● Stated task
Extract the lines of the material below, beginning with the first and ending with the line that holds "const ROT = 75;". Skip every picture.
─── Data shown
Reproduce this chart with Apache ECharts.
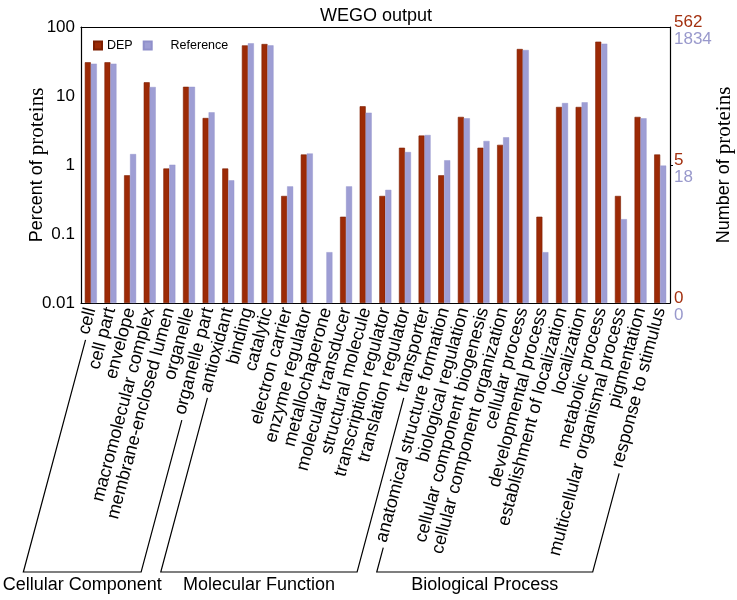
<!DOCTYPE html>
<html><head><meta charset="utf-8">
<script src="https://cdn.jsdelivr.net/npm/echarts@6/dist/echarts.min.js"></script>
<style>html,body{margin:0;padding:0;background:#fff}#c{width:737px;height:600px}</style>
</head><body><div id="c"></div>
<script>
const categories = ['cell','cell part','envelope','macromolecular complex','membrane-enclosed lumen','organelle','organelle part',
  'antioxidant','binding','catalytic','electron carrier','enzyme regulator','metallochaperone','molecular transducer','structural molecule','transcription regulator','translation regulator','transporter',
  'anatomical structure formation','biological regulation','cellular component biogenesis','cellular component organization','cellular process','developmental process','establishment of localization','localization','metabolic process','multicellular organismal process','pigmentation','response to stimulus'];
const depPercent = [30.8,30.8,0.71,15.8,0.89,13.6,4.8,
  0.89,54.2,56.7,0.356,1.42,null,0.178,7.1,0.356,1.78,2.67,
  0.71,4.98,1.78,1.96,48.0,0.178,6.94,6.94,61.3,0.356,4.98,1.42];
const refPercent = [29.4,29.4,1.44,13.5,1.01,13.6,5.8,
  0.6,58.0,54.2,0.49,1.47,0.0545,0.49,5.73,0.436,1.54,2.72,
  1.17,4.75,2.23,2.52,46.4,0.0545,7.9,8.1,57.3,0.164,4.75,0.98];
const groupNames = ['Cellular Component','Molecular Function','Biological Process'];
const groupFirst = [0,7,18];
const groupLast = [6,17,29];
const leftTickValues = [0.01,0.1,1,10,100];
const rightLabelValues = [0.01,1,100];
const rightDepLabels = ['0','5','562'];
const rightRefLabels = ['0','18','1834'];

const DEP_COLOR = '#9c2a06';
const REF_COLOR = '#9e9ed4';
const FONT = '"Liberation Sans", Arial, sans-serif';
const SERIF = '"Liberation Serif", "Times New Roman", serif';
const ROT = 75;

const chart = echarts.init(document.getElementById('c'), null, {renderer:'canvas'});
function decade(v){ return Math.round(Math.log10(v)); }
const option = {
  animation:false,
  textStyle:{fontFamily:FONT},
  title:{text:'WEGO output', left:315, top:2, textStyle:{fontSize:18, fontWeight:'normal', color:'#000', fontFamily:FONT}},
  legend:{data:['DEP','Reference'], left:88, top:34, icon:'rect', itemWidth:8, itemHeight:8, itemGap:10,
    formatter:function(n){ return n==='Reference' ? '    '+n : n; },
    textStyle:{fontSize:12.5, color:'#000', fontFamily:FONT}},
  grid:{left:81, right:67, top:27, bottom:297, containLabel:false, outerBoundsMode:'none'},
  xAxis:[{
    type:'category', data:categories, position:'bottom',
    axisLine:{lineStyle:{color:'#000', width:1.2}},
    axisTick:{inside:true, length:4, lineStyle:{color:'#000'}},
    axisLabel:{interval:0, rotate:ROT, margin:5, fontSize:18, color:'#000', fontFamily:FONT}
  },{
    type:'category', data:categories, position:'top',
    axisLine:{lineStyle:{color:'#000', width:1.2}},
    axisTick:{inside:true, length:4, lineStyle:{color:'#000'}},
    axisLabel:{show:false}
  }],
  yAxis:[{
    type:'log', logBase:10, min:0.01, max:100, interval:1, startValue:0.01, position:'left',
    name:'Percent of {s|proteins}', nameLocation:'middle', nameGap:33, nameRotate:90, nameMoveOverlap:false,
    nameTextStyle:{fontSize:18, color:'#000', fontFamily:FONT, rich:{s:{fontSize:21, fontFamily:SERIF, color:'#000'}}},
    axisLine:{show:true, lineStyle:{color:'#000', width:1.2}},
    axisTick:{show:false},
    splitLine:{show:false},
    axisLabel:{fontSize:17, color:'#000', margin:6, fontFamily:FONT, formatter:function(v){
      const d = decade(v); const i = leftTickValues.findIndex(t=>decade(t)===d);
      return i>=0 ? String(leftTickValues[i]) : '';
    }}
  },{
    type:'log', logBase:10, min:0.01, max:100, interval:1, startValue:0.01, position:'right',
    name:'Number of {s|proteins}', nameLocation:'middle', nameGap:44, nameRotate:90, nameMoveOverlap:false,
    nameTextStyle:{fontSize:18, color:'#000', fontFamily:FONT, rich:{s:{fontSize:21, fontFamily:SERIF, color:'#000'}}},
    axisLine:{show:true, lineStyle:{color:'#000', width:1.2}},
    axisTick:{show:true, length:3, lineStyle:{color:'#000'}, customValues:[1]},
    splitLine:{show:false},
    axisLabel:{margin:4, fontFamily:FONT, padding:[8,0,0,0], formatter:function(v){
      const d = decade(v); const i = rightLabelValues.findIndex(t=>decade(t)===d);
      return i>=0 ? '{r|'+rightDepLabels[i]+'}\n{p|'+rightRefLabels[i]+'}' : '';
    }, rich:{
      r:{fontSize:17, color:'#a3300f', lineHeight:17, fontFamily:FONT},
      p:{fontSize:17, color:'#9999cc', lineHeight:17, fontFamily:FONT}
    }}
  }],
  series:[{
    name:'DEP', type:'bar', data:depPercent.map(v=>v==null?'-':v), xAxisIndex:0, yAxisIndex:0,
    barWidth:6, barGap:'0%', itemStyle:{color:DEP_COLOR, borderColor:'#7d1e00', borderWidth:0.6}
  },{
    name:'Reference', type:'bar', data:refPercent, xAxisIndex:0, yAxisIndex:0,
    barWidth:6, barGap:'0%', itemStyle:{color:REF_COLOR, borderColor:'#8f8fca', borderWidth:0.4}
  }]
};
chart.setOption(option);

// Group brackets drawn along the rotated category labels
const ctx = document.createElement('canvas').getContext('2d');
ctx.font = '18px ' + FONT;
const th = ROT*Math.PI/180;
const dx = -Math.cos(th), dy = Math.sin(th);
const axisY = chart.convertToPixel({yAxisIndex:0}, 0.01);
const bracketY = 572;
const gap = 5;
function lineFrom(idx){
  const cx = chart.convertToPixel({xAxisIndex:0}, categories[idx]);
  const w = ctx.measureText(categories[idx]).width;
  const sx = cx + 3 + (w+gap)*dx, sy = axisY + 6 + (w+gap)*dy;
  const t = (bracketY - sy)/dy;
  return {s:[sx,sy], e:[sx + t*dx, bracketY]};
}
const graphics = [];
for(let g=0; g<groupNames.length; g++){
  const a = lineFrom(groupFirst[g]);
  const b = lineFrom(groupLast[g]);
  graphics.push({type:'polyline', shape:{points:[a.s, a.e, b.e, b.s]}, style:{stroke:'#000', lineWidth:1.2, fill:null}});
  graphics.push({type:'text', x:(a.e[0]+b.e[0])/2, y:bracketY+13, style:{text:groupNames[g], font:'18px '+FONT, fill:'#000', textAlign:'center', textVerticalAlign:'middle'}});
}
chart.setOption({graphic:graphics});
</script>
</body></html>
──────
● Correct result
Reproduce this chart with Apache ECharts.
<!DOCTYPE html>
<html><head><meta charset="utf-8">
<script src="https://cdn.jsdelivr.net/npm/echarts@6/dist/echarts.min.js"></script>
<style>html,body{margin:0;padding:0;background:#fff}#c{width:737px;height:600px}</style>
</head><body><div id="c"></div>
<script>
const categories = ['cell','cell part','envelope','macromolecular complex','membrane-enclosed lumen','organelle','organelle part',
  'antioxidant','binding','catalytic','electron carrier','enzyme regulator','metallochaperone','molecular transducer','structural molecule','transcription regulator','translation regulator','transporter',
  'anatomical structure formation','biological regulation','cellular component biogenesis','cellular component organization','cellular process','developmental process','establishment of localization','localization','metabolic process','multicellular organismal process','pigmentation','response to stimulus'];
const depPercent = [30.8,30.8,0.71,15.8,0.89,13.6,4.8,
  0.89,54.2,56.7,0.356,1.42,null,0.178,7.1,0.356,1.78,2.67,
  0.71,4.98,1.78,1.96,48.0,0.178,6.94,6.94,61.3,0.356,4.98,1.42];
const refPercent = [29.4,29.4,1.44,13.5,1.01,13.6,5.8,
  0.6,58.0,54.2,0.49,1.47,0.0545,0.49,5.73,0.436,1.54,2.72,
  1.17,4.75,2.23,2.52,46.4,0.0545,7.9,8.1,57.3,0.164,4.75,0.98];
const groupNames = ['Cellular Component','Molecular Function','Biological Process'];
const groupFirst = [0,7,18];
const groupLast = [6,17,29];
const leftTickValues = [0.01,0.1,1,10,100];
const rightLabelValues = [0.01,1,100];
const rightDepLabels = ['0','5','562'];
const rightRefLabels = ['0','18','1834'];

const DEP_COLOR = '#9c2a06';
const REF_COLOR = '#9e9ed4';
const FONT = '"Liberation Sans", Arial, sans-serif';
const SERIF = '"Liberation Serif", "Times New Roman", serif';
const ROT = 75;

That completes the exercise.